Prompt: Write out each record below exactly as it appears, with no pictures.
↓
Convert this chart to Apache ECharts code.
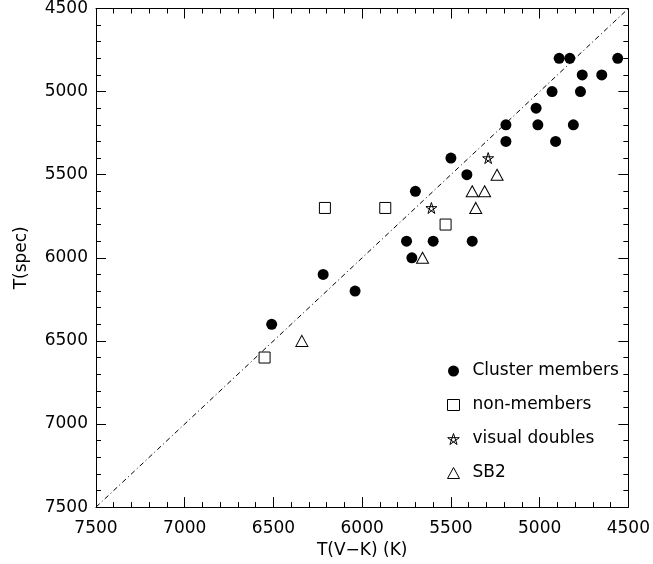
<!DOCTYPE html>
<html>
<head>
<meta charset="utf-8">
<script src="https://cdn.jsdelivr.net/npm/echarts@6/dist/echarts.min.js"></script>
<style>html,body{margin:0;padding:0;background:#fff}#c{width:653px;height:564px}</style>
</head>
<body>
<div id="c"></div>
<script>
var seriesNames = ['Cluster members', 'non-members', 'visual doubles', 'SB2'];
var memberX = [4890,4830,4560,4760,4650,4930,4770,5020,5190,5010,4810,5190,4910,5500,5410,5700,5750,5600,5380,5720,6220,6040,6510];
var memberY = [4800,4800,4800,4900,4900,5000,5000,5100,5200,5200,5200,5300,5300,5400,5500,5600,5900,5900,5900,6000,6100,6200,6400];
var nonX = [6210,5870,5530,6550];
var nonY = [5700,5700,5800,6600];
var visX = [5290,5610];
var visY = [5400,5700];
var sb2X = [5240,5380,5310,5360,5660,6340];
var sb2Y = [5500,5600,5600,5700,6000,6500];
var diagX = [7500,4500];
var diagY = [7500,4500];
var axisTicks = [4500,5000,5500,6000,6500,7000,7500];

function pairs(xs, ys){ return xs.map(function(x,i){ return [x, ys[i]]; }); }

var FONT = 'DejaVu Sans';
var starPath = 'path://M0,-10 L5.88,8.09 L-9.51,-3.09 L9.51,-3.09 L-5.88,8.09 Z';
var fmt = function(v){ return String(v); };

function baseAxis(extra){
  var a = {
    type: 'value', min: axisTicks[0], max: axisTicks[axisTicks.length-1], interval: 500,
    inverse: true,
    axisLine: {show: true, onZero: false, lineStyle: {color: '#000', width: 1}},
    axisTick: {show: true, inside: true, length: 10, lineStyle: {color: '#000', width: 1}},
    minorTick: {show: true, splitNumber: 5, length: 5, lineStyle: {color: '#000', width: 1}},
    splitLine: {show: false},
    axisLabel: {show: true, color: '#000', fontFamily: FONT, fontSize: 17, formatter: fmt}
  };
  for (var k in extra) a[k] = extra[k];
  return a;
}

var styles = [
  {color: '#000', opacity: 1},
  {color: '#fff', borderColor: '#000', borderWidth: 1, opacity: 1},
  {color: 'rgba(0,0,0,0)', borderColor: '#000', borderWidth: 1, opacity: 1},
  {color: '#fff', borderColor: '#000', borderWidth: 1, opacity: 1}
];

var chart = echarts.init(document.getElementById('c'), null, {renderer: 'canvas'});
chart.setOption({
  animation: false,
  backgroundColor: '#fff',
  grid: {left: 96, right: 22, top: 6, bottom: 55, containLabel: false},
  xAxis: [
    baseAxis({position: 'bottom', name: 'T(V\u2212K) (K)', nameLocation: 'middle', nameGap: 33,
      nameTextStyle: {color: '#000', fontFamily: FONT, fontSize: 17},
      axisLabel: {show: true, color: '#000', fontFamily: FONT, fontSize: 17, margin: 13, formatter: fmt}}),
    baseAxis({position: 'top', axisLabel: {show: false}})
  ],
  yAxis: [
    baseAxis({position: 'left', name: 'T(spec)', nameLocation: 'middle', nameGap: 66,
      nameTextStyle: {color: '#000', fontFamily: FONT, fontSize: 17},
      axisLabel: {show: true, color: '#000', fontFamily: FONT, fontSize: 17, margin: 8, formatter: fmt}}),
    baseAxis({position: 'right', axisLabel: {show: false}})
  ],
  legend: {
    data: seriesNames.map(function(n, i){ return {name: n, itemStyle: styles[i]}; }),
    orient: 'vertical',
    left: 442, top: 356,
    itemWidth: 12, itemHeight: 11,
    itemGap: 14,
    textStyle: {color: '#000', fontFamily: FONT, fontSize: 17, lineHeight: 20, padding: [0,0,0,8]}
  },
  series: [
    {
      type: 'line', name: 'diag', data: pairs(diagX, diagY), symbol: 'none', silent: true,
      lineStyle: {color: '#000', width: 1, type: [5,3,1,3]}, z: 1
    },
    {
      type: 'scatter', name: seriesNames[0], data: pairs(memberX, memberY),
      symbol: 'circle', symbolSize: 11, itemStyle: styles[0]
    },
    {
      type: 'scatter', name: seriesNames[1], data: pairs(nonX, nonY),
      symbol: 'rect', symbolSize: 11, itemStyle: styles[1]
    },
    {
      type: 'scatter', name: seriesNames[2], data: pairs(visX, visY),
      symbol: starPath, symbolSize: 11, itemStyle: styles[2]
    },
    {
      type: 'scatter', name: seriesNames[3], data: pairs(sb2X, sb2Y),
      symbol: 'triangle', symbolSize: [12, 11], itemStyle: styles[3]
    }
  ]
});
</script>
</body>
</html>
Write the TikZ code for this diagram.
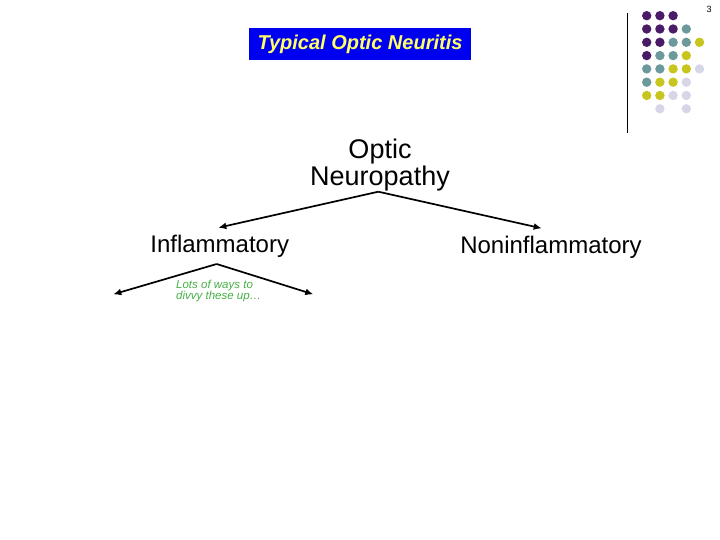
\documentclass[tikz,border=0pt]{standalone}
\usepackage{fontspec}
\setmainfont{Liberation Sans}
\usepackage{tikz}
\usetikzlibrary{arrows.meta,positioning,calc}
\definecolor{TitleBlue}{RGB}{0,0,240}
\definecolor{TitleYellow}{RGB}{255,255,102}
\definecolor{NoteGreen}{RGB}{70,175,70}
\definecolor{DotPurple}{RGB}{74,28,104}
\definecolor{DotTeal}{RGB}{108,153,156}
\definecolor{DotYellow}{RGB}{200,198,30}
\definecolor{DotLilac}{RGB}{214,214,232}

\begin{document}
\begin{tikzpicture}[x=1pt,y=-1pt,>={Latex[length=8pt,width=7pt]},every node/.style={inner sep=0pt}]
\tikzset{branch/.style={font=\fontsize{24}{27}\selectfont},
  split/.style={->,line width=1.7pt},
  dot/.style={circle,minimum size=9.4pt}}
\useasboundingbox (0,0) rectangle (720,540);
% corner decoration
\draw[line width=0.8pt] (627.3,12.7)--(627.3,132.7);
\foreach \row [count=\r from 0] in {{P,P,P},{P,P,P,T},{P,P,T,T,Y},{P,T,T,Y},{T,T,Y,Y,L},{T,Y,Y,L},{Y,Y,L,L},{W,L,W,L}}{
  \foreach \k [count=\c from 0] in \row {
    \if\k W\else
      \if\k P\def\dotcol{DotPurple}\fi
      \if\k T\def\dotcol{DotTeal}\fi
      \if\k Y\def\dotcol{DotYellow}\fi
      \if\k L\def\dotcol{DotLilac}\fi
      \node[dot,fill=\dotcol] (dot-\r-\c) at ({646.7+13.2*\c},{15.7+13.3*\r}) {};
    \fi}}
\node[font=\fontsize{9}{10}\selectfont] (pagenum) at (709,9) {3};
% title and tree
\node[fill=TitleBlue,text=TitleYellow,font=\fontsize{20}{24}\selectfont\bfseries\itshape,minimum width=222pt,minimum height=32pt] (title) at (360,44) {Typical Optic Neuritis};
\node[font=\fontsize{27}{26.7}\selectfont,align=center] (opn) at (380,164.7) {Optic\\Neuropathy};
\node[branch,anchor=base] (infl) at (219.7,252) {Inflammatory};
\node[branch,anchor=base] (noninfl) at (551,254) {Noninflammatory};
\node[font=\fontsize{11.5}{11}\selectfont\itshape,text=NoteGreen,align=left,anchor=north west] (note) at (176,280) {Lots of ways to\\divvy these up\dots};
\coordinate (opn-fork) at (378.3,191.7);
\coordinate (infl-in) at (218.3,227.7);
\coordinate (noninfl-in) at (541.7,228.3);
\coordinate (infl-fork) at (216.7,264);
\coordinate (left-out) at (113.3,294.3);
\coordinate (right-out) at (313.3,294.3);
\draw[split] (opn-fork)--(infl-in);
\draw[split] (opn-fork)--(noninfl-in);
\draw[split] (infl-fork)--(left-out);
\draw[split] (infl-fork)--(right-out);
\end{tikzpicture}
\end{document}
↑
Correct response:
Convert this chart to Apache ECharts code.
<!DOCTYPE html>
<html>
<head>
<meta charset="utf-8">
<script src="https://cdn.jsdelivr.net/npm/echarts@6/dist/echarts.min.js"></script>
<style>html,body{margin:0;padding:0;background:#fff}#c{width:653px;height:564px}</style>
</head>
<body>
<div id="c"></div>
<script>
var seriesNames = ['Cluster members', 'non-members', 'visual doubles', 'SB2'];
var memberX = [4890,4830,4560,4760,4650,4930,4770,5020,5190,5010,4810,5190,4910,5500,5410,5700,5750,5600,5380,5720,6220,6040,6510];
var memberY = [4800,4800,4800,4900,4900,5000,5000,5100,5200,5200,5200,5300,5300,5400,5500,5600,5900,5900,5900,6000,6100,6200,6400];
var nonX = [6210,5870,5530,6550];
var nonY = [5700,5700,5800,6600];
var visX = [5290,5610];
var visY = [5400,5700];
var sb2X = [5240,5380,5310,5360,5660,6340];
var sb2Y = [5500,5600,5600,5700,6000,6500];
var diagX = [7500,4500];
var diagY = [7500,4500];
var axisTicks = [4500,5000,5500,6000,6500,7000,7500];

function pairs(xs, ys){ return xs.map(function(x,i){ return [x, ys[i]]; }); }

var FONT = 'DejaVu Sans';
var starPath = 'path://M0,-10 L5.88,8.09 L-9.51,-3.09 L9.51,-3.09 L-5.88,8.09 Z';
var fmt = function(v){ return String(v); };

function baseAxis(extra){
  var a = {
    type: 'value', min: axisTicks[0], max: axisTicks[axisTicks.length-1], interval: 500,
    inverse: true,
    axisLine: {show: true, onZero: false, lineStyle: {color: '#000', width: 1}},
    axisTick: {show: true, inside: true, length: 10, lineStyle: {color: '#000', width: 1}},
    minorTick: {show: true, splitNumber: 5, length: 5, lineStyle: {color: '#000', width: 1}},
    splitLine: {show: false},
    axisLabel: {show: true, color: '#000', fontFamily: FONT, fontSize: 17, formatter: fmt}
  };
  for (var k in extra) a[k] = extra[k];
  return a;
}

var styles = [
  {color: '#000', opacity: 1},
  {color: '#fff', borderColor: '#000', borderWidth: 1, opacity: 1},
  {color: 'rgba(0,0,0,0)', borderColor: '#000', borderWidth: 1, opacity: 1},
  {color: '#fff', borderColor: '#000', borderWidth: 1, opacity: 1}
];

var chart = echarts.init(document.getElementById('c'), null, {renderer: 'canvas'});
chart.setOption({
  animation: false,
  backgroundColor: '#fff',
  grid: {left: 96, right: 22, top: 6, bottom: 55, containLabel: false},
  xAxis: [
    baseAxis({position: 'bottom', name: 'T(V\u2212K) (K)', nameLocation: 'middle', nameGap: 33,
      nameTextStyle: {color: '#000', fontFamily: FONT, fontSize: 17},
      axisLabel: {show: true, color: '#000', fontFamily: FONT, fontSize: 17, margin: 13, formatter: fmt}}),
    baseAxis({position: 'top', axisLabel: {show: false}})
  ],
  yAxis: [
    baseAxis({position: 'left', name: 'T(spec)', nameLocation: 'middle', nameGap: 66,
      nameTextStyle: {color: '#000', fontFamily: FONT, fontSize: 17},
      axisLabel: {show: true, color: '#000', fontFamily: FONT, fontSize: 17, margin: 8, formatter: fmt}}),
    baseAxis({position: 'right', axisLabel: {show: false}})
  ],
  legend: {
    data: seriesNames.map(function(n, i){ return {name: n, itemStyle: styles[i]}; }),
    orient: 'vertical',
    left: 442, top: 356,
    itemWidth: 12, itemHeight: 11,
    itemGap: 14,
    textStyle: {color: '#000', fontFamily: FONT, fontSize: 17, lineHeight: 20, padding: [0,0,0,8]}
  },
  series: [
    {
      type: 'line', name: 'diag', data: pairs(diagX, diagY), symbol: 'none', silent: true,
      lineStyle: {color: '#000', width: 1, type: [5,3,1,3]}, z: 1
    },
    {
      type: 'scatter', name: seriesNames[0], data: pairs(memberX, memberY),
      symbol: 'circle', symbolSize: 11, itemStyle: styles[0]
    },
    {
      type: 'scatter', name: seriesNames[1], data: pairs(nonX, nonY),
      symbol: 'rect', symbolSize: 11, itemStyle: styles[1]
    },
    {
      type: 'scatter', name: seriesNames[2], data: pairs(visX, visY),
      symbol: starPath, symbolSize: 11, itemStyle: styles[2]
    },
    {
      type: 'scatter', name: seriesNames[3], data: pairs(sb2X, sb2Y),
      symbol: 'triangle', symbolSize: [12, 11], itemStyle: styles[3]
    }
  ]
});
</script>
</body>
</html>
Write the TikZ code for this diagram.
\documentclass[tikz,border=0pt]{standalone}
\usepackage{fontspec}
\setmainfont{Liberation Sans}
\usepackage{tikz}
\usetikzlibrary{arrows.meta,positioning,calc}
\definecolor{TitleBlue}{RGB}{0,0,240}
\definecolor{TitleYellow}{RGB}{255,255,102}
\definecolor{NoteGreen}{RGB}{70,175,70}
\definecolor{DotPurple}{RGB}{74,28,104}
\definecolor{DotTeal}{RGB}{108,153,156}
\definecolor{DotYellow}{RGB}{200,198,30}
\definecolor{DotLilac}{RGB}{214,214,232}

\begin{document}
\begin{tikzpicture}[x=1pt,y=-1pt,>={Latex[length=8pt,width=7pt]},every node/.style={inner sep=0pt}]
\tikzset{branch/.style={font=\fontsize{24}{27}\selectfont},
  split/.style={->,line width=1.7pt},
  dot/.style={circle,minimum size=9.4pt}}
\useasboundingbox (0,0) rectangle (720,540);
% corner decoration
\draw[line width=0.8pt] (627.3,12.7)--(627.3,132.7);
\foreach \row [count=\r from 0] in {{P,P,P},{P,P,P,T},{P,P,T,T,Y},{P,T,T,Y},{T,T,Y,Y,L},{T,Y,Y,L},{Y,Y,L,L},{W,L,W,L}}{
  \foreach \k [count=\c from 0] in \row {
    \if\k W\else
      \if\k P\def\dotcol{DotPurple}\fi
      \if\k T\def\dotcol{DotTeal}\fi
      \if\k Y\def\dotcol{DotYellow}\fi
      \if\k L\def\dotcol{DotLilac}\fi
      \node[dot,fill=\dotcol] (dot-\r-\c) at ({646.7+13.2*\c},{15.7+13.3*\r}) {};
    \fi}}
\node[font=\fontsize{9}{10}\selectfont] (pagenum) at (709,9) {3};
% title and tree
\node[fill=TitleBlue,text=TitleYellow,font=\fontsize{20}{24}\selectfont\bfseries\itshape,minimum width=222pt,minimum height=32pt] (title) at (360,44) {Typical Optic Neuritis};
\node[font=\fontsize{27}{26.7}\selectfont,align=center] (opn) at (380,164.7) {Optic\\Neuropathy};
\node[branch,anchor=base] (infl) at (219.7,252) {Inflammatory};
\node[branch,anchor=base] (noninfl) at (551,254) {Noninflammatory};
\node[font=\fontsize{11.5}{11}\selectfont\itshape,text=NoteGreen,align=left,anchor=north west] (note) at (176,280) {Lots of ways to\\divvy these up\dots};
\coordinate (opn-fork) at (378.3,191.7);
\coordinate (infl-in) at (218.3,227.7);
\coordinate (noninfl-in) at (541.7,228.3);
\coordinate (infl-fork) at (216.7,264);
\coordinate (left-out) at (113.3,294.3);
\coordinate (right-out) at (313.3,294.3);
\draw[split] (opn-fork)--(infl-in);
\draw[split] (opn-fork)--(noninfl-in);
\draw[split] (infl-fork)--(left-out);
\draw[split] (infl-fork)--(right-out);
\end{tikzpicture}
\end{document}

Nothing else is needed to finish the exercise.